When a teller opened the doors of the local bank, he found a Holstein waiting in the lobby.

A Model T rested on the roof of the town hall.

He also told me (when my mother was out of the room) about his high school years when upperclassmen would entice younger students to come with them as they drove through the countryside looking for isolated outhouses to push over. The night ended with a freshman being shoved into an open pit.

Ah yes. Great fun.

In the large garden on the farm my parents grew a lot of vegetables, but pumpkins were not among the fall harvest. Instead there was squash, lots of squash of many varieties. Acorn was always my favorite but I also liked butternut, zucchini, buttercup and bon bon. But there was one that I dreaded called banana squash. The color was a sickly gray with dull blue stripes. The banana squash grew to be a rather large size and lying in the dirt they reminded me of an old man’s head with graying skin and blue veins standing up over the scalp.

The baked banana squash’s flesh was stringy, watery, and bitter. It was my father’s favorite and during the fall and winter seasons we ate it at least once a week. 

One autumn my mother decided to make a jack o’ lantern for my sister and me. Since there were no pumpkins, she picked out an especially large banana squash and started to carve it with a butcher knife while we looked on in horror. 

The end product was not what a carved pumpkin was supposed to look like. It was actually more frightening than a jack o’lantern as it more resembled an old man’s head that had been savagely attacked by a mad butcher. The mauled squash looked so bad that even my mother decided that it would not work as a Halloween decoration, so, of course, we had it with our evening meal.

It looked like it would be a typical Halloween without a jack o’lantern, but, on a rare trip to town, Mom stopped in the Five and Dime in Mapleton and spied a cardboard and paper pumpkin that had a candle inside.

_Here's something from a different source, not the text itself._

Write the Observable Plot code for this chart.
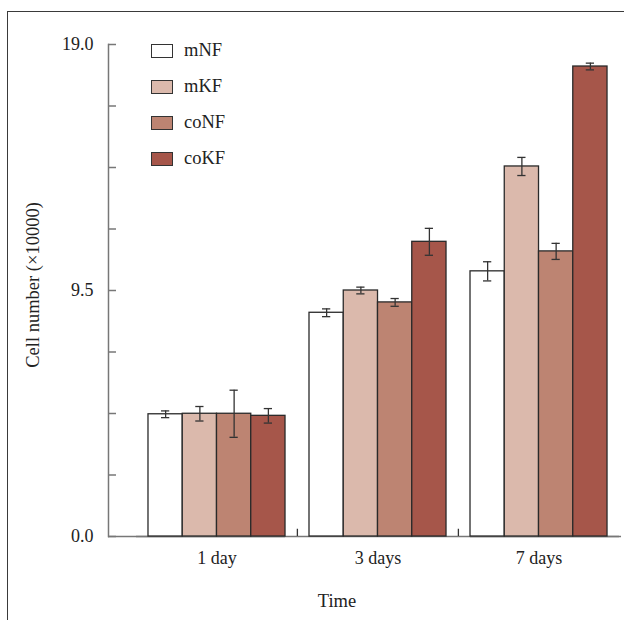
<!DOCTYPE html>
<html><head><meta charset="utf-8">
<script src="https://cdn.jsdelivr.net/npm/d3@7"></script>
<script src="https://cdn.jsdelivr.net/npm/@observablehq/plot@0.6"></script>
<style>
body{margin:0;background:#fff;}
#wrap{position:relative;width:624px;height:620px;overflow:hidden;font-family:"Liberation Serif",serif;color:#222;}
#border{position:absolute;left:7px;top:11px;width:640px;height:640px;border-left:1.5px solid #3a3a3a;border-top:1.5px solid #3a3a3a;}
#chart{position:absolute;left:0;top:0;}
#legend{position:absolute;left:151px;top:43px;}
.row{position:absolute;left:0;height:15px;display:flex;align-items:center;white-space:nowrap;}
.sw{width:20px;height:12px;border:1.3px solid #333;}
.lab{margin-left:11px;font-size:18.5px;}
#xtitle{position:absolute;left:0;width:674px;top:592px;text-align:center;font-size:18.5px;line-height:18px;}
#ytitle{position:absolute;left:33px;top:285px;font-size:18.5px;line-height:18px;white-space:nowrap;transform:translate(-50%,-50%) rotate(-90deg);}
</style></head><body>
<div id="wrap"><div id="border"></div><div id="chart"></div><div id="legend"></div><div id="ytitle">Cell number (×10000)</div><div id="xtitle">Time</div></div>
<script>
const times = ["1 day", "3 days", "7 days"];
const series = ["mNF", "mKF", "coNF", "coKF"];
const colors = ["#ffffff", "#dbb9ac", "#bd8472", "#a6564a"];
const mNF = [4.72, 8.64, 10.24];
const mKF = [4.74, 9.50, 14.29];
const coNF = [4.74, 9.04, 11.01];
const coKF = [4.66, 11.38, 18.15];
const errMNF = [0.13, 0.15, 0.37];
const errMKF = [0.28, 0.13, 0.35];
const errCoNF = [0.91, 0.15, 0.31];
const errCoKF = [0.28, 0.52, 0.13];
const yTicks = [0, 2.375, 4.75, 7.125, 9.5, 11.875, 14.25, 16.625, 19];
const yLabels = [0, 9.5, 19];
const dividers = ["1 day", "3 days"];

const vals = [mNF, mKF, coNF, coKF];
const errs = [errMNF, errMKF, errCoNF, errCoKF];
const data = [];
times.forEach((t, i) => series.forEach((s, j) => data.push({time: t, series: s, value: vals[j][i], err: errs[j][i]})));

const ink = "#333";
const axisGray = "#777";
const plot = Plot.plot({
  width: 624, height: 585,
  marginLeft: 108, marginRight: 4, marginTop: 44, marginBottom: 49,
  style: {fontFamily: '"Liberation Serif", serif', fontSize: "18px", color: "#222", background: "transparent"},
  fx: {domain: times, paddingInner: 0.149, paddingOuter: 0.1645, align: 0.755, round: false, label: null},
  x: {domain: series, padding: 0, round: false, axis: null},
  y: {domain: [0, 19], axis: null},
  color: {domain: series, range: colors},
  marks: [
    Plot.ruleY([0], {insetLeft: -12, insetRight: -12, stroke: axisGray, strokeWidth: 1.5}),
    Plot.ruleY([0], {facetAnchor: "left", insetLeft: -40, stroke: axisGray, strokeWidth: 1.5}),
    Plot.ruleY([0], {facetAnchor: "right", insetRight: -14, stroke: axisGray, strokeWidth: 1.5}),
    Plot.frame({anchor: "left", facetAnchor: "left", dx: -40, stroke: axisGray, strokeWidth: 1.5}),
    Plot.axisY(yTicks, {tickSize: -8, dx: -40, tickFormat: () => "", label: null, stroke: axisGray, strokeWidth: 1.5}),
    Plot.axisY(yLabels, {tickSize: 0, tickPadding: 15, dx: -40, tickFormat: d3.format(".1f"), label: null, fill: "#222"}),
    Plot.barY(data, {fx: "time", x: "series", y: "value", fill: "series", stroke: "#2a2a2a", strokeWidth: 1.3}),
    Plot.ruleX(data, {fx: "time", x: "series", y1: d => d.value - d.err, y2: d => d.value + d.err, stroke: ink, strokeWidth: 1.3}),
    Plot.tickY(data, {fx: "time", x: "series", y: d => d.value - d.err, insetLeft: 13, insetRight: 13, stroke: ink, strokeWidth: 1.3}),
    Plot.tickY(data, {fx: "time", x: "series", y: d => d.value + d.err, insetLeft: 13, insetRight: 13, stroke: ink, strokeWidth: 1.3}),
    Plot.ruleX(dividers, {fx: d => d, x: () => "coKF", y1: 0, y2: 0.28, dx: 29, stroke: ink, strokeWidth: 1.3}),
    Plot.axisFx({anchor: "bottom", tickSize: 0, tickPadding: 15, label: null, fill: "#222"})
  ]
});
document.getElementById("chart").appendChild(plot);

const legend = document.getElementById("legend");
series.forEach((s, i) => {
  const row = document.createElement("div");
  row.className = "row";
  row.style.top = (i * 36) + "px";
  const sw = document.createElement("div");
  sw.className = "sw";
  sw.style.background = colors[i];
  const lab = document.createElement("span");
  lab.className = "lab";
  lab.textContent = s;
  row.appendChild(sw); row.appendChild(lab);
  legend.appendChild(row);
});
</script>
</body></html>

The cost was not too dear, a mere twenty-five cents, and it seemed that it might be the ideal substitution for the disaster with the squash.

She brought her purchase home and put it on the front porch table where it could be seen from the dining room. When it was getting dark, she lit the candle and went to prepare supper which probably included banana squash.

Just before we sat down to eat, my sister, who was about five at the time, came screaming into the kitchen with the news that the front porch was on fire.

Well, it wasn’t exactly a blazing inferno, but the wax of the candle had melted through to the wooden table and it had started to burn. Even painting the table top could no hide the circle that was left after the fire had spontaneously extinguished itself.

There are no children around us anymore, no one to go out with on the night of Halloween, but we do have a sack of candy waiting, our favorites of course. And, by god, we have a real jack o’lantern painstakingly carved out of a pumpkin, a real pumpkin.